**Objective:**
Your task is to retype, word for word, the lines from the start of the data through the line holding "alimentos = [1.037, 0.983, 1.0, 1.069, 1.057, 1.962, 1.503]". Do not include the pictures.

**Supplied material:**
___

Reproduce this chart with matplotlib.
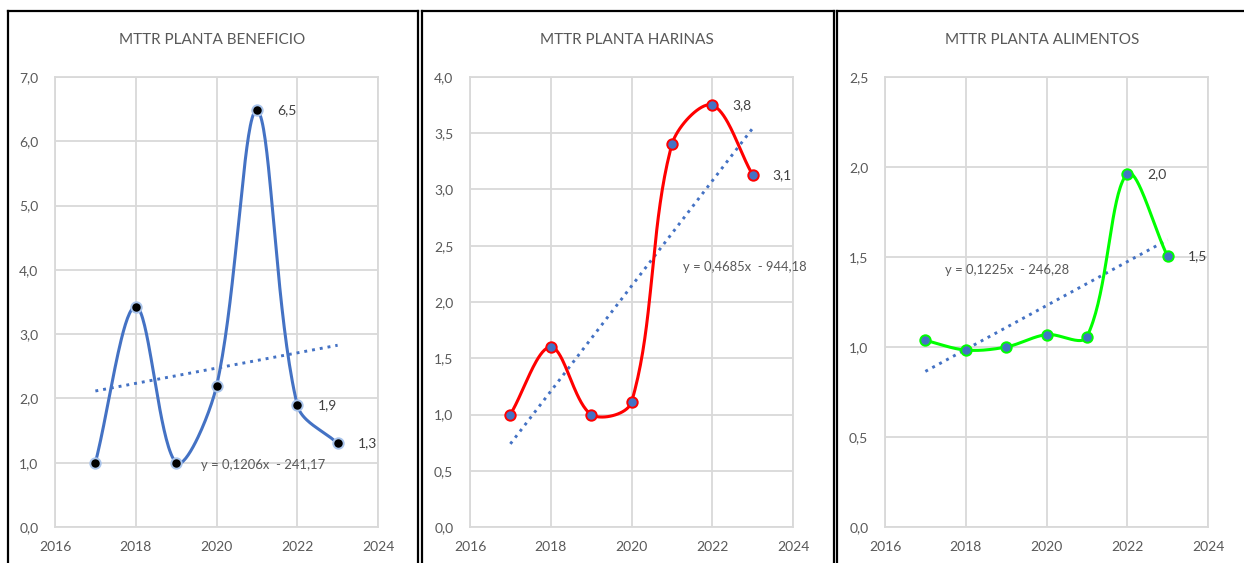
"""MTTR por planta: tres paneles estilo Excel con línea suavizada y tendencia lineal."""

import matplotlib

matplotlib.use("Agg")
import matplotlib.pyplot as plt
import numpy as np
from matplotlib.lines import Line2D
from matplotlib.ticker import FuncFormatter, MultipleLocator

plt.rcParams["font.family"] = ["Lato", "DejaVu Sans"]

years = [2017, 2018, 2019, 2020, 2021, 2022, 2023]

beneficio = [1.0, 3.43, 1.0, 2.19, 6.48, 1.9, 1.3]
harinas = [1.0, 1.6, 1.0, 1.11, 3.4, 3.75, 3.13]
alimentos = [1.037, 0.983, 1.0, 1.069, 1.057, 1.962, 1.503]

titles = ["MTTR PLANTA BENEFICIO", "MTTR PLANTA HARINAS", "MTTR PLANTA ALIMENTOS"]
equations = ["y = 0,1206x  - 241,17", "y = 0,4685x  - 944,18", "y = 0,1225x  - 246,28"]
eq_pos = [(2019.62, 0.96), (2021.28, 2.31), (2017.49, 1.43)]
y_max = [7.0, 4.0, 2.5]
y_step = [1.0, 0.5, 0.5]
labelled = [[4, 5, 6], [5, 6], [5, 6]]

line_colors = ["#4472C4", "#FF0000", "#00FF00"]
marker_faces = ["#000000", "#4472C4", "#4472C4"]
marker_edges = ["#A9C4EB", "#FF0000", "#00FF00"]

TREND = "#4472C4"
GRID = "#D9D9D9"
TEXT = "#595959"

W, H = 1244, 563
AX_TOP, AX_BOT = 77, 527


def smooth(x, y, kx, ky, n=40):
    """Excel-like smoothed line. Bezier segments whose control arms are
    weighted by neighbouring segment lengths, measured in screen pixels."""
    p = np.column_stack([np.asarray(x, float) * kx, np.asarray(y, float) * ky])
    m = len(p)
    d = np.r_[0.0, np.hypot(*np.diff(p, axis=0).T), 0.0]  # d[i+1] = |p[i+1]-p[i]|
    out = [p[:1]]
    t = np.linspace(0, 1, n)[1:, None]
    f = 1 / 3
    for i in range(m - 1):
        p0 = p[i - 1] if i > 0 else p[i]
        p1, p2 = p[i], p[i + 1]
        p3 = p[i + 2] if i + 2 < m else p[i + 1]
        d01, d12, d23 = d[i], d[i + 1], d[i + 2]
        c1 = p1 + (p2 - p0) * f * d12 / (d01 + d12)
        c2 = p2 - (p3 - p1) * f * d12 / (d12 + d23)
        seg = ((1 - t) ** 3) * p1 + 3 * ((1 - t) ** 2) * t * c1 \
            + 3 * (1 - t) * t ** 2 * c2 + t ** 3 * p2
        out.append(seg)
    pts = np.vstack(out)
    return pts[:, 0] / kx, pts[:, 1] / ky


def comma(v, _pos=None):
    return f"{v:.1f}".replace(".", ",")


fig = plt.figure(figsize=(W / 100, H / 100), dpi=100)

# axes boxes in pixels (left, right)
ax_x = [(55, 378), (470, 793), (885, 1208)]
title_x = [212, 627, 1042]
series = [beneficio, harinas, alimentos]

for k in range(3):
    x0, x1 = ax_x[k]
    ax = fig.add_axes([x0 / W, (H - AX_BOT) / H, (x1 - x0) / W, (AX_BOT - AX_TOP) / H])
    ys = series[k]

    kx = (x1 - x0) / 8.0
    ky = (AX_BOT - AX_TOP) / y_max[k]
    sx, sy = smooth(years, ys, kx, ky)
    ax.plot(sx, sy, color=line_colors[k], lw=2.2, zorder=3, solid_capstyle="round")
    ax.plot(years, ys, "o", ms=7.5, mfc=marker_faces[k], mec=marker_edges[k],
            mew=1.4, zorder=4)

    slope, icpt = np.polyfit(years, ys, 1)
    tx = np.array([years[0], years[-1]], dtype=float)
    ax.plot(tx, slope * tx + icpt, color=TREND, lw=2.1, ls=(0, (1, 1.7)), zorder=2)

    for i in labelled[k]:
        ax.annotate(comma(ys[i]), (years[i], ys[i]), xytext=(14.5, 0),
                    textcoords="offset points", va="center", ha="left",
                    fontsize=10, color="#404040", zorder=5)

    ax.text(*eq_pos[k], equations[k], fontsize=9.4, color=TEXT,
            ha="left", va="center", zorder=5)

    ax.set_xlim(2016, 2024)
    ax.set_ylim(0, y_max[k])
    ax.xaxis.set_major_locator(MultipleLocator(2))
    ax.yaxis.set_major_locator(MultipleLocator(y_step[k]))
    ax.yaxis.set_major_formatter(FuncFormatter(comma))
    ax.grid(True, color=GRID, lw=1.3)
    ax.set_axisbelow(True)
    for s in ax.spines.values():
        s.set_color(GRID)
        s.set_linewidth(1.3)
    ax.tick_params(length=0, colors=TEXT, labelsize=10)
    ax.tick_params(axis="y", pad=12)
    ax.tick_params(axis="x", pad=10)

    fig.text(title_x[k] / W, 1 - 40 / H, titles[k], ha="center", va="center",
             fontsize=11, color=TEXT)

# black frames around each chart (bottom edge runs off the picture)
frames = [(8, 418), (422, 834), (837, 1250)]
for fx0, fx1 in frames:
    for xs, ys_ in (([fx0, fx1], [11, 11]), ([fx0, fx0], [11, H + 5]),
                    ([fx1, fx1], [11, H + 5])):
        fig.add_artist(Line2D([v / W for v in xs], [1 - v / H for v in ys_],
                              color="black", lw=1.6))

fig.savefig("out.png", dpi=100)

___

**Complete answer:**
Reproduce this chart with matplotlib.
"""MTTR por planta: tres paneles estilo Excel con línea suavizada y tendencia lineal."""

import matplotlib

matplotlib.use("Agg")
import matplotlib.pyplot as plt
import numpy as np
from matplotlib.lines import Line2D
from matplotlib.ticker import FuncFormatter, MultipleLocator

plt.rcParams["font.family"] = ["Lato", "DejaVu Sans"]

years = [2017, 2018, 2019, 2020, 2021, 2022, 2023]

beneficio = [1.0, 3.43, 1.0, 2.19, 6.48, 1.9, 1.3]
harinas = [1.0, 1.6, 1.0, 1.11, 3.4, 3.75, 3.13]
alimentos = [1.037, 0.983, 1.0, 1.069, 1.057, 1.962, 1.503]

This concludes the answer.